The Uphill Challenge
Once kids understand that capillary action works against gravity on a flat surface, ask them: what happens if we tilt the empty cup higher than the full cup? Will the water still walk uphill? (Answer: yes, within limits — and working out those limits is a great extended experiment.)
Four-Color Mixing
Instead of the classic three-color rainbow setup, try using four cups with color in every other one: red, empty, blue, empty, red, empty, yellow. The results get more complex and spark great conversations about color theory and mixing.
What Kids Learn From This Experiment
The walking water experiment quietly delivers a surprising amount of real scientific content:
Capillary action is directly relevant to understanding how plants absorb water, how towels dry dishes, how ink spreads on paper, and even how the human body moves fluids through certain tissues. It’s not an obscure concept — it shows up everywhere once you know to look for it.
Cohesion and adhesion are two of the fundamental properties of water that appear in virtually every elementary and middle school science curriculum. Seeing them in action makes the abstract definition stick.
Color theory and mixing get a chemistry twist here. Kids learn that red and yellow make orange not just as an art rule, but as a physical, observable process happening in real time in a cup in front of them.
Patience and observation — arguably the most underrated scientific skills — are built naturally into an experiment where the most interesting results take an hour or two to develop.
Quick Troubleshooting Guide
| Problem | Most Likely Cause | Fix |
|---|---|---|
| Water isn’t moving after 20 minutes | Paper towel end not submerged | Push ends deeper into the water |
| Water stops halfway up the bridge | Paper towel strip too dry or thin | Use a thicker fold or double up the strip |
| Middle cups are turning brown, not a clean color | Too many colors mixed at once | Use less paper towel overlap or reset with fresh water |
| Colors are too faint to see mixing | Not enough food coloring used | Add 10–15 drops minimum per cup |
| One side is filling faster than the other | Unequal water levels in starting cups | Use a measuring cup to ensure equal starting volumes |
FAQ
How long does the walking water experiment take to complete? The first signs of water movement usually appear within fifteen to thirty minutes, but the full effect — with the middle cups filling and showing mixed colors — takes between one and two hours depending on temperature, paper towel quality, and water level.
Can you use liquids other than water? You can experiment with other water-based liquids like diluted juice or very weak saltwater, though salt water moves slightly slower due to its higher density. Avoid thick liquids like oil or syrup — they won’t work because their molecules don’t form the hydrogen bonds that make capillary action possible.
Does the color in the original cups run out?
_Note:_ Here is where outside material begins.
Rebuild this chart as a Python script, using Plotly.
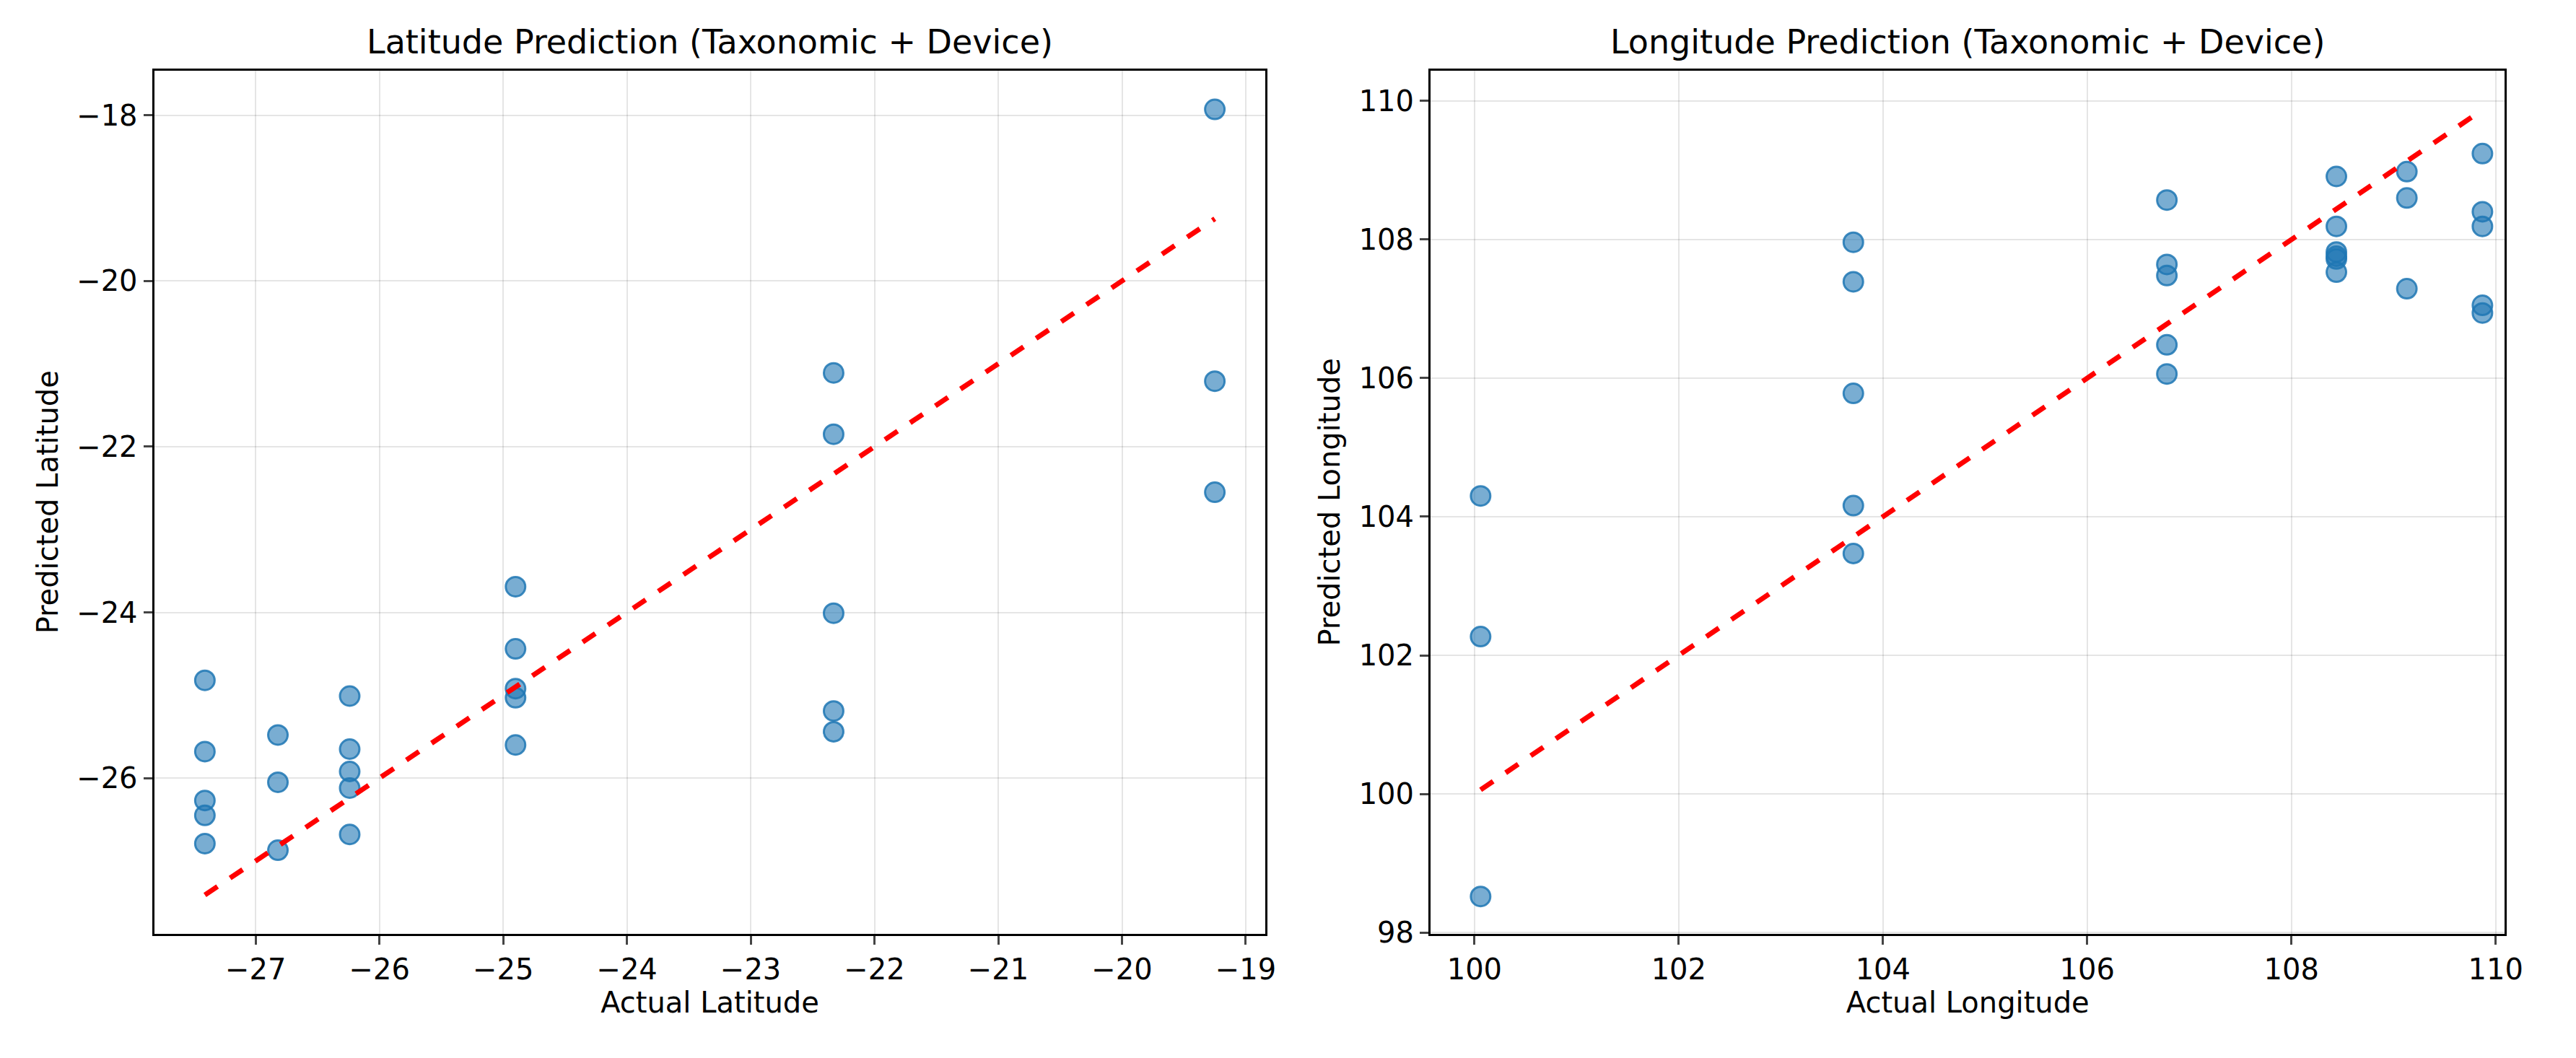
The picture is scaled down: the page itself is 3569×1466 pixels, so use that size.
import plotly.graph_objects as go

lat_actual = [-27.41]*5 + [-26.82]*3 + [-26.24]*5 + [-24.90]*5 + [-22.33]*5 + [-19.25]*3
lat_pred = [-24.82, -25.68, -26.27, -26.45, -26.79,
            -25.48, -26.05, -26.87,
            -25.01, -25.65, -25.92, -26.12, -26.68,
            -23.69, -24.44, -24.92, -25.03, -25.60,
            -21.11, -21.85, -24.01, -25.19, -25.44,
            -17.93, -21.21, -22.55]
lon_actual = [100.06]*3 + [103.71]*5 + [106.78]*5 + [108.44]*6 + [109.13]*3 + [109.87]*5
lon_pred = [104.30, 102.27, 98.52,
            107.96, 107.39, 105.78, 104.16, 103.47,
            108.57, 107.64, 107.48, 106.48, 106.06,
            108.91, 108.19, 107.82, 107.76, 107.72, 107.53,
            108.98, 108.60, 107.29,
            109.24, 108.40, 108.19, 107.05, 106.94]
lat_line = [min(lat_actual), max(lat_actual)]
lon_line = [min(lon_actual), max(lon_actual)]

fig = go.Figure()
mk = dict(size=27, color="rgba(31,119,180,0.6)", line=dict(color="rgba(31,119,180,0.85)", width=3))
fig.add_trace(go.Scatter(x=lat_actual, y=lat_pred, mode="markers", marker=mk, xaxis="x", yaxis="y"))
fig.add_trace(go.Scatter(x=lat_line, y=lat_line, mode="lines", line=dict(color="red", width=7, dash="dash"), xaxis="x", yaxis="y"))
fig.add_trace(go.Scatter(x=lon_actual, y=lon_pred, mode="markers", marker=mk, xaxis="x2", yaxis="y2"))
fig.add_trace(go.Scatter(x=lon_line, y=lon_line, mode="lines", line=dict(color="red", width=7, dash="dash"), xaxis="x2", yaxis="y2"))

ax = dict(showline=True, linecolor="black", linewidth=3, mirror=True, ticks="outside", ticklen=12, tickwidth=3,
          gridcolor="rgba(0,0,0,0.1)", gridwidth=2, zeroline=False, tickfont=dict(size=40, color="black"),
          title_font=dict(size=40, color="black"))
fig.update_layout(
    width=3569, height=1466, showlegend=False, plot_bgcolor="white", paper_bgcolor="white",
    font=dict(family="DejaVu Sans", color="black"),
    margin=dict(l=0, r=0, t=0, b=0),
    xaxis=dict(ax, domain=[0.058, 0.4925], range=[-27.82, -18.84], dtick=1, title=dict(text="Actual Latitude", standoff=10), anchor="y"),
    yaxis=dict(ax, domain=[0.110, 0.938], range=[-27.88, -17.46], dtick=2, title=dict(text="Predicted Latitude", standoff=14), anchor="x"),
    xaxis2=dict(ax, domain=[0.557, 0.977], range=[99.57, 110.09], dtick=2, title=dict(text="Actual Longitude", standoff=10), anchor="y2"),
    yaxis2=dict(ax, domain=[0.110, 0.938], range=[97.98, 110.44], dtick=2, title=dict(text="Predicted Longitude", standoff=14), anchor="x2"),
    annotations=[
        dict(text="Latitude Prediction (Taxonomic + Device)", x=0.2753, y=0.945, xref="paper", yref="paper",
             xanchor="center", yanchor="bottom", showarrow=False, font=dict(size=46)),
        dict(text="Longitude Prediction (Taxonomic + Device)", x=0.767, y=0.945, xref="paper", yref="paper",
             xanchor="center", yanchor="bottom", showarrow=False, font=dict(size=46)),
    ],
)
fig.write_html("out.html")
Yes, eventually. Over several hours, the water level in the starting cups will drop as water migrates into the empty cups. This is a great observation point — the rate at which the original cup empties tells you something about the speed of capillary flow.
Is this experiment safe for very young children? Completely. There are no heat sources, no chemicals, and no sharp tools involved. Even a three or four year old can participate in filling the cups and adding food coloring drops, making it one of the most genuinely inclusive science activities available.
Conclusion
The walking water experiment earns its place as a kitchen science classic because it delivers on every level: it’s visually dramatic, scientifically meaningful, completely safe, and costs almost nothing to set up. The key is taking the setup seriously — submerge those paper towel ends, use bold food coloring, and match your water levels. Do those three things, and you won’t be watching a slow, underwhelming trickle. You’ll be watching a color wheel build itself, one cup at a time, powered by nothing but the remarkable chemistry of water molecules doing what they’ve always done.